(Stored dataset items)

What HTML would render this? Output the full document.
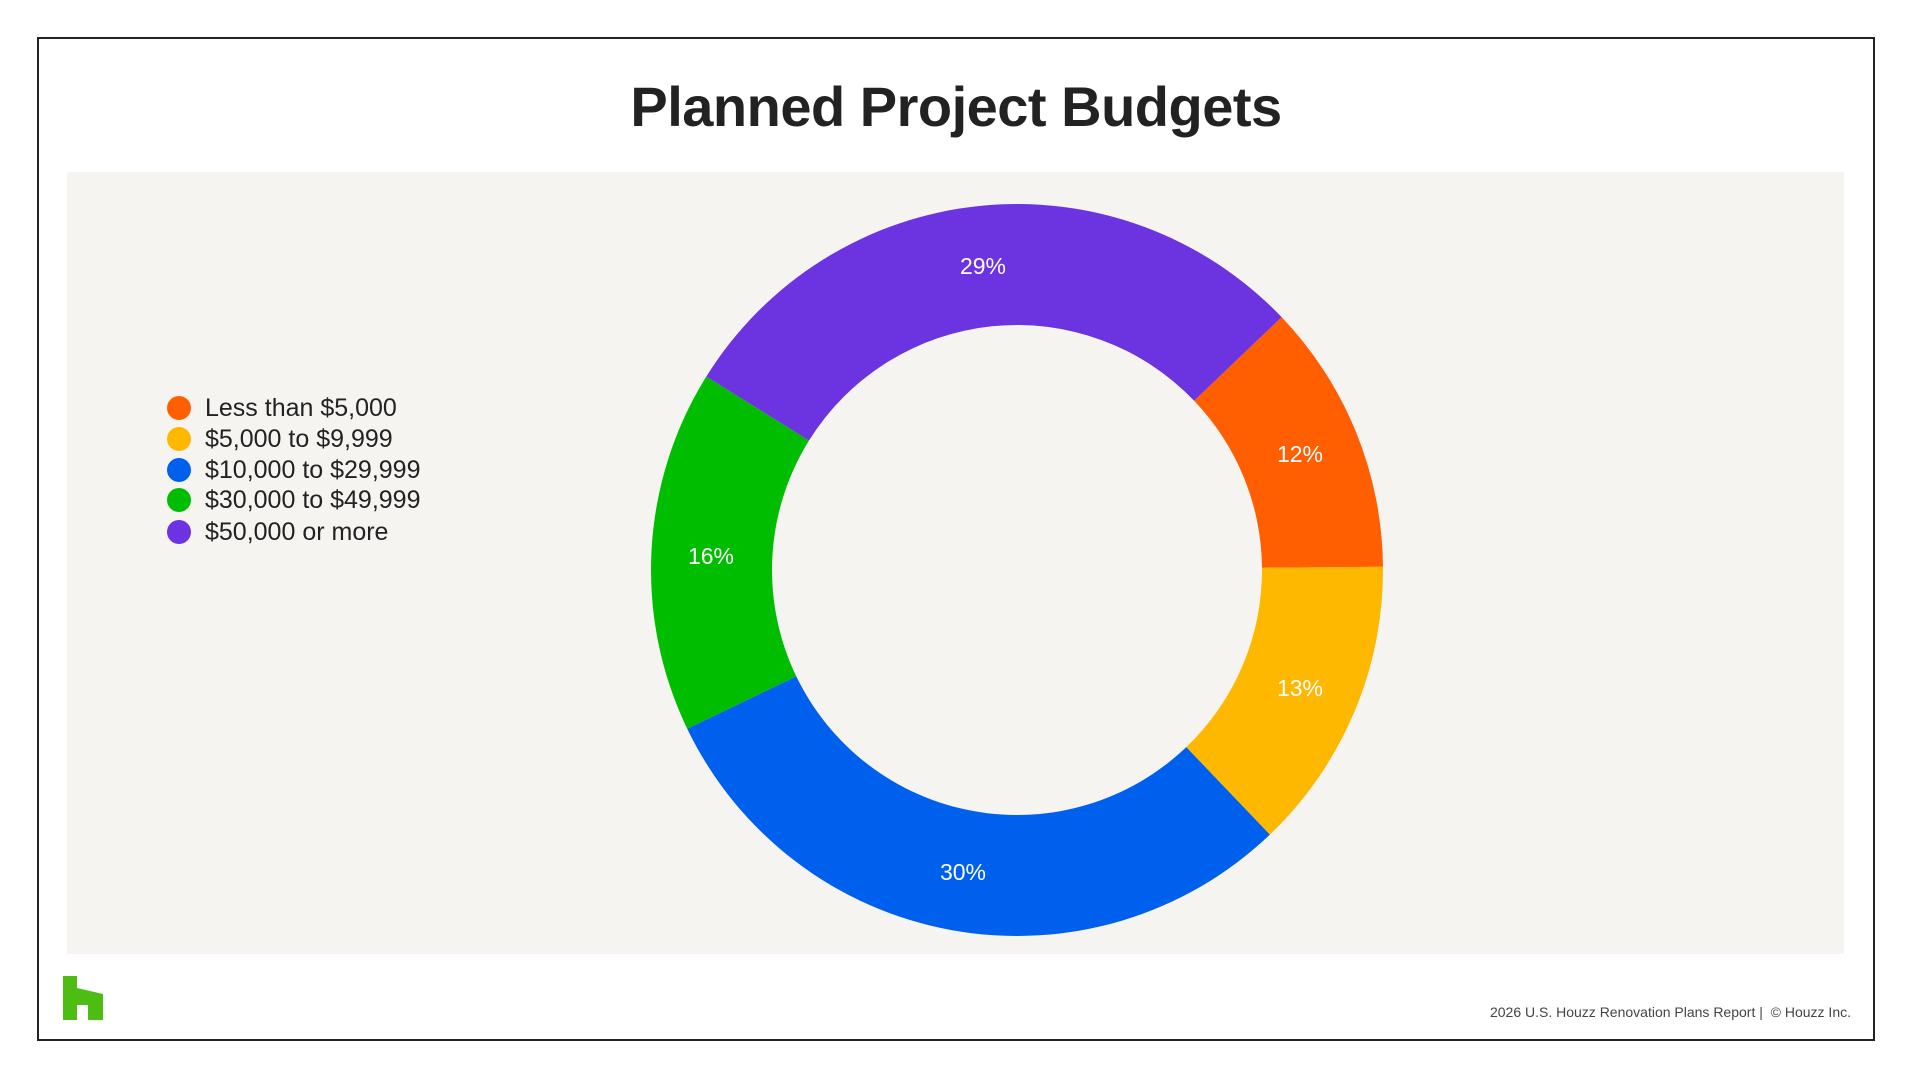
<!DOCTYPE html>
<html><head><meta charset="utf-8"><style>
html,body{margin:0;padding:0;background:#fff;}
body{width:1912px;height:1078px;position:relative;overflow:hidden;font-family:"Liberation Sans",sans-serif;}
.frame{position:absolute;left:37px;top:37px;width:1834px;height:1000px;border:2px solid #222;box-sizing:content-box;}
.title{position:absolute;left:0;width:1912px;top:74px;text-align:center;font-size:56px;font-weight:bold;color:#222;letter-spacing:-0.5px;}
.panel{position:absolute;left:67px;top:172px;width:1777px;height:782px;background:#f5f4f1;}
.leg{position:absolute;left:167px;font-size:25px;color:#222;}
.leg span{display:inline-block;width:24px;height:24px;border-radius:50%;vertical-align:-4px;margin-right:14px;}
.foot{position:absolute;right:61px;top:1004px;font-size:14px;color:#444;}
</style></head><body>
<div class="frame"></div>
<div class="title">Planned Project Budgets</div>
<div class="panel"></div>
<svg id="s" width="1912" height="1078" style="position:absolute;left:0;top:0"></svg>
<div class="leg" style="top:394px"><span style="background:#ff5f00"></span>Less than $5,000</div>
<div class="leg" style="top:425px"><span style="background:#ffb800"></span>$5,000 to $9,999</div>
<div class="leg" style="top:456px"><span style="background:#0060ee"></span>$10,000 to $29,999</div>
<div class="leg" style="top:486px"><span style="background:#00bd00"></span>$30,000 to $49,999</div>
<div class="leg" style="top:518px"><span style="background:#6c33e0"></span>$50,000 or more</div>
<div class="foot">2026 U.S. Houzz Renovation Plans Report | &nbsp;© Houzz Inc.</div>
<svg width="1912" height="1078" style="position:absolute;left:0;top:0">
<polygon points="63,976 77,976 77,988 103,994 103,1020 88,1020 88,1005 77,1005 77,1020 63,1020" fill="#4dbd14"/>
</svg>
<script>
var cx=1017,cy=570,R=366,r=245;
var d=[[12,"#ff5f00"],[13,"#ffb800"],[30,"#0060ee"],[16,"#00bd00"],[29,"#6c33e0"]];
var a=46.3,h="";
function p(rr,ang){var t=(ang-90)*Math.PI/180;return (cx+rr*Math.cos(t)).toFixed(2)+","+(cy+rr*Math.sin(t)).toFixed(2);}
d.forEach(function(s){var sw=s[0]*3.6,b=a+sw,l=sw>180?1:0;
h+='<path fill="'+s[1]+'" d="M'+p(R,a)+' A'+R+','+R+' 0 '+l+' 1 '+p(R,b)+' L'+p(r,b)+' A'+r+','+r+' 0 '+l+' 0 '+p(r,a)+'Z"/>';
a=b;});
var L=[["29%",983,266],["12%",1300,454],["13%",1300,688],["30%",963,872],["16%",711,556]];
L.forEach(function(x){h+='<text x="'+x[1]+'" y="'+(x[2]+8)+'" fill="#fff" font-size="23" text-anchor="middle" font-family="Liberation Sans, sans-serif">'+x[0]+'</text>';});
document.getElementById("s").innerHTML=h;
</script>
</body></html>
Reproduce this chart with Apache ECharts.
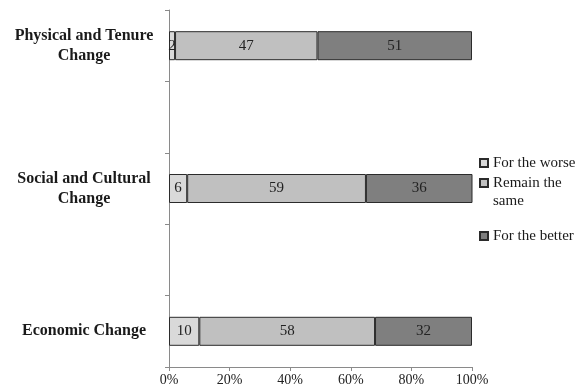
<!DOCTYPE html>
<html>
<head>
<meta charset="utf-8">
<script src="https://cdn.jsdelivr.net/npm/echarts@6/dist/echarts.min.js"></script>
<style>
  html, body { margin: 0; padding: 0; background: #fff; }
  #chart { width: 580px; height: 388px; }
</style>
</head>
<body>
<div id="chart"></div>
<script>
// Categories bottom to top; blank slots keep the gaps between the bars.
const categories = ['Economic Change', '', 'Social and Cultural\nChange', '', 'Physical and Tenure\nChange'];
const forTheWorse = [10, '-', 6, '-', 2];
const remainTheSame = [58, '-', 59, '-', 47];
const forTheBetter = [32, '-', 36, '-', 51];
const xTicks = [0, 20, 40, 60, 80, 100];

const serif = '"Liberation Serif", "DejaVu Serif", serif';
const border = { borderColor: '#2b2b2b', borderWidth: 1 };

function barSeries(name, data, color) {
  return {
    name: name,
    type: 'bar',
    stack: 'total',
    data: data,
    barWidth: 29,
    itemStyle: Object.assign({ color: color }, border),
    label: {
      show: true,
      position: 'inside',
      fontFamily: serif,
      fontSize: 15,
      color: '#222'
    }
  };
}

// Square marker sitting at the top of a taller box, so a two-line legend
// entry keeps its marker beside the first line.
const topSquare = 'path://M0,0L8,0L8,8L0,8Z M0,26L0.001,26';

const legendBase = {
  orient: 'vertical',
  icon: 'rect',
  itemWidth: 8,
  itemHeight: 8,
  itemGap: 4,
  padding: 0,
  textStyle: { fontFamily: serif, fontSize: 15, color: '#1a1a1a', lineHeight: 18 }
};

const chart = echarts.init(document.getElementById('chart'));
chart.setOption({
  animation: false,
  grid: { left: 169, right: 108, top: 10, bottom: 21, containLabel: false },
  xAxis: {
    type: 'value',
    min: xTicks[0],
    max: xTicks[xTicks.length - 1],
    interval: 20,
    axisLine: { show: true, lineStyle: { color: '#8a8a8a' } },
    axisTick: { show: true, length: 4, lineStyle: { color: '#8a8a8a' } },
    splitLine: { show: false },
    axisLabel: {
      formatter: '{value}%',
      fontFamily: serif,
      fontSize: 14,
      color: '#222',
      margin: 6
    }
  },
  yAxis: {
    type: 'category',
    data: categories,
    axisLine: { show: true, lineStyle: { color: '#8a8a8a' } },
    axisTick: { show: true, length: 4, interval: 0, lineStyle: { color: '#8a8a8a' } },
    axisLabel: {
      interval: 0,
      fontFamily: serif,
      fontWeight: 'bold',
      fontSize: 16,
      color: '#1a1a1a',
      align: 'center',
      margin: 85,
      lineHeight: 20
    }
  },
  legend: [
    Object.assign({}, legendBase, { data: ['For the worse'], left: 479, top: 154 }),
    Object.assign({}, legendBase, {
      data: ['Remain the\nsame'], left: 479, top: 174,
      icon: topSquare, itemHeight: 26
    }),
    Object.assign({}, legendBase, { data: ['For the better'], left: 479, top: 227 })
  ],
  series: [
    barSeries('For the worse', forTheWorse, '#d9d9d9'),
    barSeries('Remain the\nsame', remainTheSame, '#c0c0c0'),
    barSeries('For the better', forTheBetter, '#7f7f7f')
  ]
});
</script>
</body>
</html>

Challenge =
Give back the whole listing as it stands, minus its pictures.

Complete answer =
What HTML would render this? Output the full document.
<!DOCTYPE html>
<html><head><meta charset="utf-8"><style>
html,body{margin:0;padding:0;background:#fff;}
body{width:1912px;height:1078px;position:relative;overflow:hidden;font-family:"Liberation Sans",sans-serif;}
.frame{position:absolute;left:37px;top:37px;width:1834px;height:1000px;border:2px solid #222;box-sizing:content-box;}
.title{position:absolute;left:0;width:1912px;top:74px;text-align:center;font-size:56px;font-weight:bold;color:#222;letter-spacing:-0.5px;}
.panel{position:absolute;left:67px;top:172px;width:1777px;height:782px;background:#f5f4f1;}
.leg{position:absolute;left:167px;font-size:25px;color:#222;}
.leg span{display:inline-block;width:24px;height:24px;border-radius:50%;vertical-align:-4px;margin-right:14px;}
.foot{position:absolute;right:61px;top:1004px;font-size:14px;color:#444;}
</style></head><body>
<div class="frame"></div>
<div class="title">Planned Project Budgets</div>
<div class="panel"></div>
<svg id="s" width="1912" height="1078" style="position:absolute;left:0;top:0"></svg>
<div class="leg" style="top:394px"><span style="background:#ff5f00"></span>Less than $5,000</div>
<div class="leg" style="top:425px"><span style="background:#ffb800"></span>$5,000 to $9,999</div>
<div class="leg" style="top:456px"><span style="background:#0060ee"></span>$10,000 to $29,999</div>
<div class="leg" style="top:486px"><span style="background:#00bd00"></span>$30,000 to $49,999</div>
<div class="leg" style="top:518px"><span style="background:#6c33e0"></span>$50,000 or more</div>
<div class="foot">2026 U.S. Houzz Renovation Plans Report | &nbsp;© Houzz Inc.</div>
<svg width="1912" height="1078" style="position:absolute;left:0;top:0">
<polygon points="63,976 77,976 77,988 103,994 103,1020 88,1020 88,1005 77,1005 77,1020 63,1020" fill="#4dbd14"/>
</svg>
<script>
var cx=1017,cy=570,R=366,r=245;
var d=[[12,"#ff5f00"],[13,"#ffb800"],[30,"#0060ee"],[16,"#00bd00"],[29,"#6c33e0"]];
var a=46.3,h="";
function p(rr,ang){var t=(ang-90)*Math.PI/180;return (cx+rr*Math.cos(t)).toFixed(2)+","+(cy+rr*Math.sin(t)).toFixed(2);}
d.forEach(function(s){var sw=s[0]*3.6,b=a+sw,l=sw>180?1:0;
h+='<path fill="'+s[1]+'" d="M'+p(R,a)+' A'+R+','+R+' 0 '+l+' 1 '+p(R,b)+' L'+p(r,b)+' A'+r+','+r+' 0 '+l+' 0 '+p(r,a)+'Z"/>';
a=b;});
var L=[["29%",983,266],["12%",1300,454],["13%",1300,688],["30%",963,872],["16%",711,556]];
L.forEach(function(x){h+='<text x="'+x[1]+'" y="'+(x[2]+8)+'" fill="#fff" font-size="23" text-anchor="middle" font-family="Liberation Sans, sans-serif">'+x[0]+'</text>';});
document.getElementById("s").innerHTML=h;
</script>
</body></html>
Reproduce this chart with Apache ECharts.
<!DOCTYPE html>
<html>
<head>
<meta charset="utf-8">
<script src="https://cdn.jsdelivr.net/npm/echarts@6/dist/echarts.min.js"></script>
<style>
  html, body { margin: 0; padding: 0; background: #fff; }
  #chart { width: 580px; height: 388px; }
</style>
</head>
<body>
<div id="chart"></div>
<script>
// Categories bottom to top; blank slots keep the gaps between the bars.
const categories = ['Economic Change', '', 'Social and Cultural\nChange', '', 'Physical and Tenure\nChange'];
const forTheWorse = [10, '-', 6, '-', 2];
const remainTheSame = [58, '-', 59, '-', 47];
const forTheBetter = [32, '-', 36, '-', 51];
const xTicks = [0, 20, 40, 60, 80, 100];

const serif = '"Liberation Serif", "DejaVu Serif", serif';
const border = { borderColor: '#2b2b2b', borderWidth: 1 };

function barSeries(name, data, color) {
  return {
    name: name,
    type: 'bar',
    stack: 'total',
    data: data,
    barWidth: 29,
    itemStyle: Object.assign({ color: color }, border),
    label: {
      show: true,
      position: 'inside',
      fontFamily: serif,
      fontSize: 15,
      color: '#222'
    }
  };
}

// Square marker sitting at the top of a taller box, so a two-line legend
// entry keeps its marker beside the first line.
const topSquare = 'path://M0,0L8,0L8,8L0,8Z M0,26L0.001,26';

const legendBase = {
  orient: 'vertical',
  icon: 'rect',
  itemWidth: 8,
  itemHeight: 8,
  itemGap: 4,
  padding: 0,
  textStyle: { fontFamily: serif, fontSize: 15, color: '#1a1a1a', lineHeight: 18 }
};

const chart = echarts.init(document.getElementById('chart'));
chart.setOption({
  animation: false,
  grid: { left: 169, right: 108, top: 10, bottom: 21, containLabel: false },
  xAxis: {
    type: 'value',
    min: xTicks[0],
    max: xTicks[xTicks.length - 1],
    interval: 20,
    axisLine: { show: true, lineStyle: { color: '#8a8a8a' } },
    axisTick: { show: true, length: 4, lineStyle: { color: '#8a8a8a' } },
    splitLine: { show: false },
    axisLabel: {
      formatter: '{value}%',
      fontFamily: serif,
      fontSize: 14,
      color: '#222',
      margin: 6
    }
  },
  yAxis: {
    type: 'category',
    data: categories,
    axisLine: { show: true, lineStyle: { color: '#8a8a8a' } },
    axisTick: { show: true, length: 4, interval: 0, lineStyle: { color: '#8a8a8a' } },
    axisLabel: {
      interval: 0,
      fontFamily: serif,
      fontWeight: 'bold',
      fontSize: 16,
      color: '#1a1a1a',
      align: 'center',
      margin: 85,
      lineHeight: 20
    }
  },
  legend: [
    Object.assign({}, legendBase, { data: ['For the worse'], left: 479, top: 154 }),
    Object.assign({}, legendBase, {
      data: ['Remain the\nsame'], left: 479, top: 174,
      icon: topSquare, itemHeight: 26
    }),
    Object.assign({}, legendBase, { data: ['For the better'], left: 479, top: 227 })
  ],
  series: [
    barSeries('For the worse', forTheWorse, '#d9d9d9'),
    barSeries('Remain the\nsame', remainTheSame, '#c0c0c0'),
    barSeries('For the better', forTheBetter, '#7f7f7f')
  ]
});
</script>
</body>
</html>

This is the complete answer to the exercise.